October is upon us, and the mountain foliage, true to form, is beginning to make the transition to the color that brings so much attention here in the fall. Typically, the Blue Ridge Parkway experiences the much-anticipated change in fall foliage around the middle of October. Many factors, however, contrubite to variations in when and where colors will peak. The Parkway stretches almost five hundred miles north to south, meanders from the east- to west-facing slopes, and most importantly, varies in elevation from just under 650 feet at James River in Virginia to over 6,000 feet south of Mt. Pisgah in North Carolina.
Many visitors have been frustrated trying to go to one spot on one day in October, hoping to find the leaves in full color. A far better plan is to drive some distance on the Parkway, changing elevations and north-south orientation. Anyone who does this from now undil mid- to late-October will catch at least some of the pretty color that we’re famous for.
In Virginia, the colors are underway. At the north end of the Parkway between Humpback Rocks and Otter Creek, there are reports of increasing color in the 2,500 to 3,000 feet range in elevation. Some tree species are showing significant color, while others are just beginning to change. Dogwood, Virginia Creeper, Red Maple, and Sourwood are producing shades of red, while Tulip Poplar, Birch, and Grapevine dominate the yellow species.
In North Carolina from Moses Cone to the Minerals Museum, White Oak, Maples, Tulip Poplar. Fraser Magnolia, Beech, and Sassafras trees are all displaying yellow color. More vibrant reds are found in the changing leaves of the Dogwood, Virginia Creeper, Sumac, Red and Sugar Maples, and Sourwood. Nice color displays are reported at Grandfather Mountain, Price Lake Picnic Area, Linn Cove Viaduct Visitor Center, Rough Ridge, and the Beacon Heights parking area. Also in this area, fall blooms of Aster, Goldenrod, Queen Anne’s Lace, Gentian, Snakeroot, Smartweed, Jewelweed, Spotted Clover, and Red Knapweed can still be seen.

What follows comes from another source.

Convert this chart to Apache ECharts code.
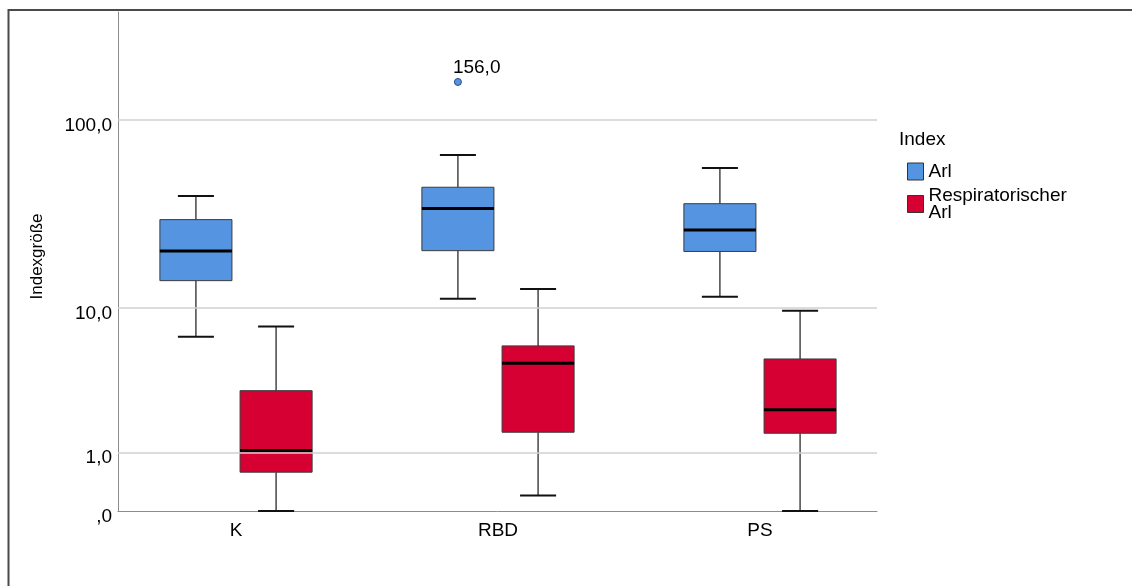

The high elevation of Craggy Gardens is well underway with its fall color, showing reds, yellows, and some orange as the Yellow Buckeye, Maple, Beech, Birch, and Mountain Ash trees start to turn. The area immediately around the Craggy Gardens Visitor Center is showing over 50% color change. Just below Craggy, from 3,000 feet to 5,000 feet, the color change is less, between 10% to 30%. Aster and Goldenrod blooms are still common.
Driving from Asheville to the Mt. Pisgah area, fall color is starting to be seen in the changing Red Oaks, Tulip Poplar, Dogwoods, Maples, Sassafras, Poison Ivy, and Virginia Creeper.
At the southern end of the Parkway, Graveyard Fields holds true to form as the first place to change, with 60% to 70% of the area in color. The rest of the southern end of the Parkway is about 20%.
As always, we remind you to drive carefully while on the Parkway. Keep your eyes on the road as you enjoy the view.